Sritattvanidhi


The Sritattvanidhi is a treatise written in the 19th century in Karnataka on the iconography and iconometry of divine figures in South India. One of its sections includes instructions for, and illustrations of, 122 hatha yoga postures.

Authorship

The Sritattvanidhi is attributed to the then Maharaja of Mysore, Krishnaraja Wodeyar III . The Maharaja was a great patron of art and learning and was himself a scholar and writer. There are around 50 works ascribed to him. The first page of the Sritattvanidhi attributes authorship of the work to the Maharaja himself:
Martin-Dubost's review of the history of this work says that the Maharaja funded an effort to put together in one work all available information concerning the iconography and iconometry of divine figures in South India. He asked that a vast treatise be written, which he then had illustrated by miniaturists from his palace.

Contents

The resulting illuminated manuscript, which he entitled the Sritattvanidhi, brings together several forms of Shiva, Vishnu, Skanda, Ganesha, different goddesses, the nine planets, and the eight protectors of the cardinal points. The work is in nine parts, each called a nidhi.

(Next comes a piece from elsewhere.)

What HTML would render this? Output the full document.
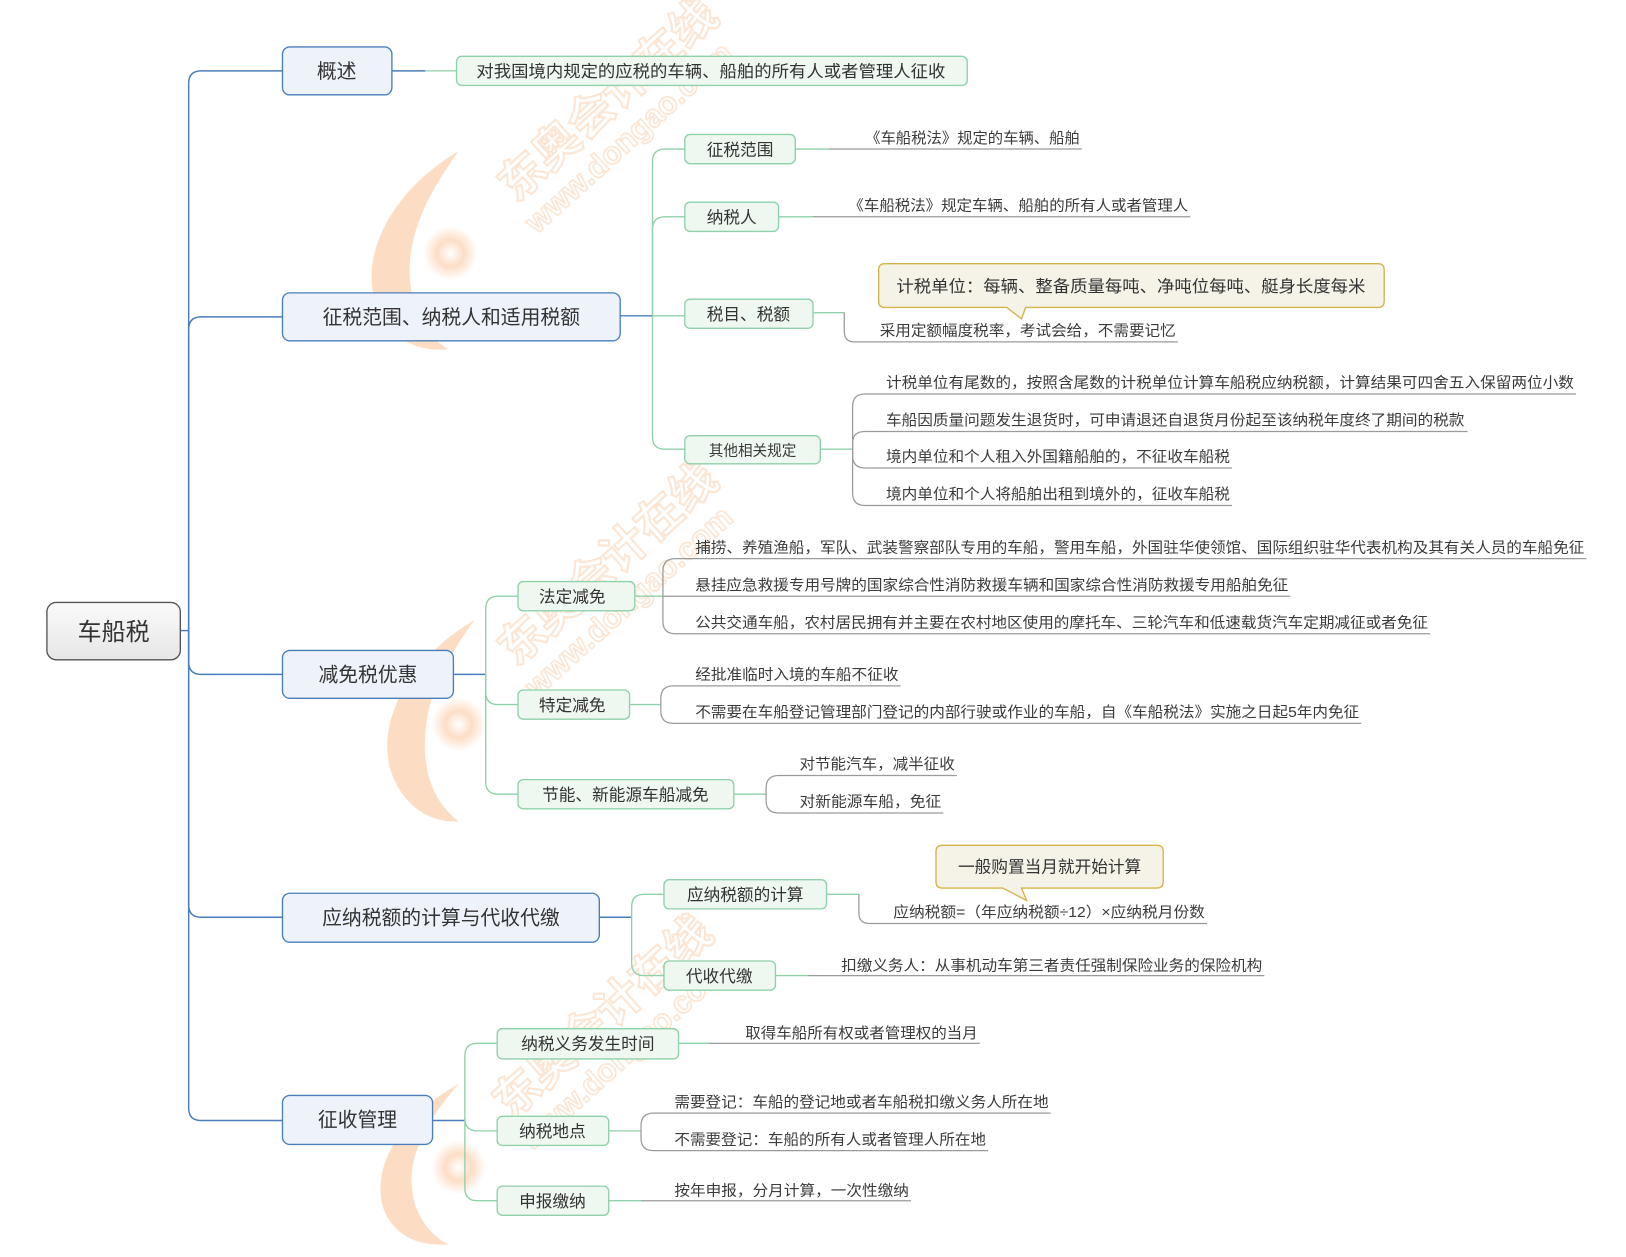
<!DOCTYPE html>
<html><head><meta charset="utf-8">
<style>
html,body{margin:0;padding:0;background:#fff;width:1626px;height:1257px;overflow:hidden}
svg{display:block}
text{font-family:"Liberation Sans","Noto Sans CJK SC",sans-serif;fill:#333}
.l{font-size:14px;fill:#3a3a3a}
.n2{font-size:16px}
.n1{font-size:19px}
.g{fill:none;stroke:#8fd1a8;stroke-width:1.3}
.b{fill:none;stroke:#4a7ebb;stroke-width:1.4}
.u{fill:none;stroke:#9a9a9a;stroke-width:1.2}
.box2{fill:#eef7f0;stroke:#8fd1a8;stroke-width:1.3}
.box1{fill:#eef3fb;stroke:#4a7ebb;stroke-width:1.3}
.wm{font-size:44px;font-weight:bold;fill:none;stroke:#f6b27a;stroke-width:2;opacity:.55}
.wm2{font-size:30px;font-weight:bold;fill:none;stroke:#f6b27a;stroke-width:1.6;opacity:.55}
</style></head><body>
<svg width="1626" height="1257" viewBox="0 0 1560 1206" preserveAspectRatio="none" xmlns="http://www.w3.org/2000/svg">
<defs>
<radialGradient id="rg" cx="50%" cy="50%" r="50%"><stop offset="0" stop-color="#fff"/><stop offset=".5" stop-color="#fbc8a0"/><stop offset="1" stop-color="#fbc8a0" stop-opacity="0"/></radialGradient>
<linearGradient id="root" x1="0" y1="0" x2="0" y2="1"><stop offset="0" stop-color="#fafafa"/><stop offset="1" stop-color="#e6e6e6"/></linearGradient>
</defs>

<!-- watermarks -->
<g opacity=".6">
<path d="M440,145 C380,180 345,240 360,290 C372,325 400,338 430,335 C405,320 392,290 393,255 C395,215 415,180 440,145Z" fill="#fbc79c"/>
<circle cx="432" cy="243" r="26" fill="url(#rg)"/>
<text class="wm" transform="translate(495,195) rotate(-42)">东奥会计在线</text>
<text class="wm2" transform="translate(515,225) rotate(-42)">www.dongao.com</text>
<path d="M455,595 C395,630 360,690 375,740 C387,775 415,790 440,788 C418,772 405,742 408,705 C410,665 430,630 455,595Z" fill="#fbc79c"/>
<circle cx="440" cy="695" r="26" fill="url(#rg)"/>
<text class="wm" transform="translate(495,640) rotate(-42)">东奥会计在线</text>
<text class="wm2" transform="translate(515,670) rotate(-42)">www.dongao.com</text>
<path d="M440,1040 C385,1070 355,1120 368,1160 C378,1185 400,1196 430,1194 C405,1180 393,1155 395,1125 C398,1095 418,1065 440,1040Z" fill="#fbc79c"/>
<circle cx="440" cy="1120" r="26" fill="url(#rg)"/>
<text class="wm" transform="translate(490,1075) rotate(-42)">东奥会计在线</text>
<text class="wm2" transform="translate(510,1105) rotate(-42)">www.dongao.com</text>
</g>

<!-- trunk -->
<path class="b" d="M173,605 H181"/>
<path class="b" d="M181,605 V80 Q181,68 193,68 H271"/>
<path class="b" d="M181,605 V316 Q181,304 193,304 H271"/>
<path class="b" d="M181,605 V635 Q181,647 193,647 H271"/>
<path class="b" d="M181,605 V868 Q181,880 193,880 H271"/>
<path class="b" d="M181,605 V1063 Q181,1075 193,1075 H271"/>

<!-- root -->
<rect x="45" y="578" width="128" height="55" rx="9" fill="url(#root)" stroke="#555" stroke-width="1.3"/>
<text x="109" y="614" font-size="23" text-anchor="middle">车船税</text>

<!-- level1 -->
<rect class="box1" x="271" y="45" width="105" height="46" rx="7"/><text class="n1" x="323" y="75" text-anchor="middle">概述</text>
<rect class="box1" x="271" y="281" width="324" height="46" rx="7"/><text class="n1" x="433" y="311" text-anchor="middle">征税范围、纳税人和适用税额</text>
<rect class="box1" x="271" y="624" width="164" height="46" rx="7"/><text class="n1" x="353" y="654" text-anchor="middle">减免税优惠</text>
<rect class="box1" x="271" y="857" width="304" height="47" rx="7"/><text class="n1" x="423" y="887" text-anchor="middle">应纳税额的计算与代收代缴</text>
<rect class="box1" x="271" y="1051" width="144" height="47" rx="7"/><text class="n1" x="343" y="1081" text-anchor="middle">征收管理</text>

<!-- 概述 leaf -->
<path class="b" d="M376,68 H408"/><path class="g" d="M408,68 H438"/>
<rect class="box2" x="438" y="54" width="490" height="28" rx="5"/>
<text class="n2" x="457" y="74" textLength="450" lengthAdjust="spacingAndGlyphs">对我国境内规定的应税的车辆、船舶的所有人或者管理人征收</text>

<!-- 征税范围 branch -->
<path class="b" d="M595,303 H626"/>
<path class="g" d="M626,303 V155 Q626,143 638,143 H657"/>
<path class="g" d="M626,303 V220 Q626,208 638,208 H657"/>
<path class="g" d="M626,303 H657"/>
<path class="g" d="M626,303 V419 Q626,431 638,431 H657"/>
<rect class="box2" x="657" y="129" width="106" height="28" rx="5"/><text class="n2" x="710" y="149" text-anchor="middle">征税范围</text>
<rect class="box2" x="657" y="194" width="90" height="28" rx="5"/><text class="n2" x="702" y="214" text-anchor="middle">纳税人</text>
<rect class="box2" x="657" y="287" width="123" height="28" rx="5"/><text class="n2" x="718" y="307" text-anchor="middle">税目、税额</text>
<rect class="box2" x="657" y="418" width="130" height="27" rx="5"/><text class="l" x="722" y="437" text-anchor="middle">其他相关规定</text>

<path class="g" d="M763,143 H795"/><path class="u" d="M795,143 H1038"/>
<text class="l" x="830" y="137" textLength="206" lengthAdjust="spacingAndGlyphs">《车船税法》规定的车辆、船舶</text>
<path class="g" d="M747,208 H780"/><path class="u" d="M780,208 H1142"/>
<text class="l" x="814" y="202" textLength="326" lengthAdjust="spacingAndGlyphs">《车船税法》规定车辆、船舶的所有人或者管理人</text>
<path class="g" d="M780,300 H810"/><path class="u" d="M810,300 V318 Q810,328 820,328 H1130"/>
<text class="l" x="844" y="322" textLength="284" lengthAdjust="spacingAndGlyphs">采用定额幅度税率，考试会给，不需要记忆</text>

<!-- callout -->
<path d="M850,253 H1322 Q1328,253 1328,259 V289 Q1328,295 1322,295 H984 L980,306 L966,295 H849 Q843,295 843,289 V259 Q843,253 849,253Z" fill="#f5f3e8" stroke="#d4b44a" stroke-width="1.3"/>
<text class="n2" x="860" y="280" textLength="450" lengthAdjust="spacingAndGlyphs">计税单位：每辆、整备质量每吨、净吨位每吨、艇身长度每米</text>

<!-- 其他 leaves -->
<path class="g" d="M787,431 H818"/>
<path class="u" d="M818,431 V390 Q818,378 830,378 H1512"/>
<path class="u" d="M818,431 V425 Q818,414 830,414 H1408"/>
<path class="u" d="M818,431 V437 Q818,449 830,449 H1182"/>
<path class="u" d="M818,431 V473 Q818,485 830,485 H1182"/>
<text class="l" x="850" y="372" textLength="660" lengthAdjust="spacingAndGlyphs">计税单位有尾数的，按照含尾数的计税单位计算车船税应纳税额，计算结果可四舍五入保留两位小数</text>
<text class="l" x="850" y="408" textLength="555" lengthAdjust="spacingAndGlyphs">车船因质量问题发生退货时，可申请退还自退货月份起至该纳税年度终了期间的税款</text>
<text class="l" x="850" y="443" textLength="330" lengthAdjust="spacingAndGlyphs">境内单位和个人租入外国籍船舶的，不征收车船税</text>
<text class="l" x="850" y="479" textLength="330" lengthAdjust="spacingAndGlyphs">境内单位和个人将船舶出租到境外的，征收车船税</text>

<!-- 减免 branch -->
<path class="b" d="M435,647 H466"/>
<path class="g" d="M466,647 V584 Q466,572 478,572 H497"/>
<path class="g" d="M466,647 V664 Q466,676 478,676 H497"/>
<path class="g" d="M466,647 V750 Q466,762 478,762 H497"/>
<rect class="box2" x="497" y="558" width="112" height="28" rx="5"/><text class="n2" x="549" y="578" text-anchor="middle">法定减免</text>
<rect class="box2" x="497" y="662" width="107" height="28" rx="5"/><text class="n2" x="549" y="682" text-anchor="middle">特定减免</text>
<rect class="box2" x="497" y="748" width="207" height="28" rx="5"/><text class="n2" x="600" y="768" text-anchor="middle">节能、新能源车船减免</text>

<path class="g" d="M609,572 H636"/>
<path class="u" d="M636,572 V548 Q636,536 648,536 H1522"/>
<path class="u" d="M636,572 H1238"/>
<path class="u" d="M636,572 V596 Q636,608 648,608 H1372"/>
<text class="l" x="667" y="530" textLength="853" lengthAdjust="spacingAndGlyphs">捕捞、养殖渔船，军队、武装警察部队专用的车船，警用车船，外国驻华使领馆、国际组织驻华代表机构及其有关人员的车船免征</text>
<text class="l" x="667" y="566" textLength="569" lengthAdjust="spacingAndGlyphs">悬挂应急救援专用号牌的国家综合性消防救援车辆和国家综合性消防救援专用船舶免征</text>
<text class="l" x="667" y="602" textLength="703" lengthAdjust="spacingAndGlyphs">公共交通车船，农村居民拥有并主要在农村地区使用的摩托车、三轮汽车和低速载货汽车定期减征或者免征</text>

<path class="g" d="M604,676 H634"/>
<path class="u" d="M634,676 V670 Q634,658 646,658 H864"/>
<path class="u" d="M634,676 V682 Q634,694 646,694 H1306"/>
<text class="l" x="667" y="652" textLength="195" lengthAdjust="spacingAndGlyphs">经批准临时入境的车船不征收</text>
<text class="l" x="667" y="688" textLength="637" lengthAdjust="spacingAndGlyphs">不需要在车船登记管理部门登记的内部行驶或作业的车船，自《车船税法》实施之日起5年内免征</text>

<path class="g" d="M704,762 H735"/>
<path class="u" d="M735,762 V756 Q735,744 747,744 H918"/>
<path class="u" d="M735,762 V768 Q735,780 747,780 H905"/>
<text class="l" x="767" y="738" textLength="149" lengthAdjust="spacingAndGlyphs">对节能汽车，减半征收</text>
<text class="l" x="767" y="774" textLength="136" lengthAdjust="spacingAndGlyphs">对新能源车船，免征</text>

<!-- 应纳 branch -->
<path class="b" d="M575,880 H606"/>
<path class="g" d="M606,880 V870 Q606,858 618,858 H637"/>
<path class="g" d="M606,880 V924 Q606,936 618,936 H637"/>
<rect class="box2" x="637" y="844" width="156" height="28" rx="5"/><text class="n2" x="715" y="864" text-anchor="middle">应纳税额的计算</text>
<rect class="box2" x="637" y="922" width="107" height="28" rx="5"/><text class="n2" x="690" y="942" text-anchor="middle">代收代缴</text>

<path d="M904,811 H1110 Q1116,811 1116,817 V846 Q1116,852 1110,852 H980 L985,864 L962,852 H904 Q898,852 898,846 V817 Q898,811 904,811Z" fill="#f5f3e8" stroke="#d4b44a" stroke-width="1.3"/>
<text class="n2" x="1007" y="837" text-anchor="middle">一般购置当月就开始计算</text>

<path class="g" d="M793,858 H824"/><path class="u" d="M824,858 V876 Q824,886 834,886 H1158"/>
<text class="l" x="857" y="880" textLength="299" lengthAdjust="spacingAndGlyphs">应纳税额=（年应纳税额÷12）×应纳税月份数</text>
<path class="g" d="M744,936 H775"/><path class="u" d="M775,936 H1213"/>
<text class="l" x="807" y="931" textLength="404" lengthAdjust="spacingAndGlyphs">扣缴义务人：从事机动车第三者责任强制保险业务的保险机构</text>

<!-- 征收管理 branch -->
<path class="b" d="M415,1075 H446"/>
<path class="g" d="M446,1075 V1013 Q446,1001 458,1001 H477"/>
<path class="g" d="M446,1075 V1073 Q446,1085 458,1085 H477"/>
<path class="g" d="M446,1075 V1140 Q446,1152 458,1152 H477"/>
<rect class="box2" x="477" y="987" width="174" height="29" rx="5"/><text class="n2" x="564" y="1007" text-anchor="middle">纳税义务发生时间</text>
<rect class="box2" x="477" y="1071" width="107" height="28" rx="5"/><text class="n2" x="530" y="1091" text-anchor="middle">纳税地点</text>
<rect class="box2" x="477" y="1138" width="107" height="28" rx="5"/><text class="n2" x="530" y="1158" text-anchor="middle">申报缴纳</text>

<path class="g" d="M651,1001 H680"/><path class="u" d="M680,1001 H940"/>
<text class="l" x="715" y="996" textLength="223" lengthAdjust="spacingAndGlyphs">取得车船所有权或者管理权的当月</text>
<path class="g" d="M584,1085 H615"/>
<path class="u" d="M615,1085 V1080 Q615,1068 627,1068 H1008"/>
<path class="u" d="M615,1085 V1092 Q615,1104 627,1104 H948"/>
<text class="l" x="647" y="1062" textLength="359" lengthAdjust="spacingAndGlyphs">需要登记：车船的登记地或者车船税扣缴义务人所在地</text>
<text class="l" x="647" y="1098" textLength="299" lengthAdjust="spacingAndGlyphs">不需要登记：车船的所有人或者管理人所在地</text>
<path class="g" d="M584,1152 H615"/><path class="u" d="M615,1152 H874"/>
<text class="l" x="647" y="1147" textLength="225" lengthAdjust="spacingAndGlyphs">按年申报，分月计算，一次性缴纳</text>
</svg>
</body></html>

The nine sections are:
  1. Shakti nidhi
  2. Vishnu nidhi
  3. Shiva nidhi
  4. Brahma nidhi
  5. Graha nidhi
  6. Vaishnava nidhi
  7. Shaiva nidhi
  8. Agama nidhi
  9. Kautuka nidhi

    Published editions

An original copy of this colossal work is available in the Oriental Research Institute, University of Mysore, Mysore. Another copy is in the possession of the present scion of the Royal Family of Mysore, Sri Srikanta Datta Narsimharaja Wadiyar. An unedited version of this work with only text in devanagari script was published about a century ago by Khemraj Krishna das of Sri Venkateshvar Steam Press, Bombay.
In recent times the Oriental Research Institute has published three volumes . It was published by Kannada University, Hampi in 1993. However, in reality it was on Ragamala Paintings as depicted in "Svarachudamani" authored by the Mummadi Krishna Raja Wodeyar. Similar set of Ragamala Paintings are also found in Sri Tattva-Nidhi.
Another important work in this genre is by a Sanskrit scholar and hatha yoga student named Norman Sjoman. His 1996 book The Yoga Tradition of the Mysore Palace presents the first English translation of a part of kautuka nidhi, the Sritattvanidhi, which includes instructions for and illustrations of 122 postures, illustrated by stylized drawings of a yogini in a topknot and loincloth. Some of these poses—which include handstands, backbends, foot-behind-the-head poses, Lotus variations, and rope exercises—are familiar to modern practitioners. But they are far more elaborate than anything depicted in other pre-twentieth-century texts. It also describes the origins of some asanas from a gymnastics exercise manual of the late 19th century, the Vyayama Dipika.

Influence on modern yoga

In his 1996 book, Sjoman asserts that the influential yoga teacher Krishnamacharya, who did much to create modern yoga as exercise, was influenced by the Sritattvanidhi, which includes 122 asanas, some possibly based on gymnastics.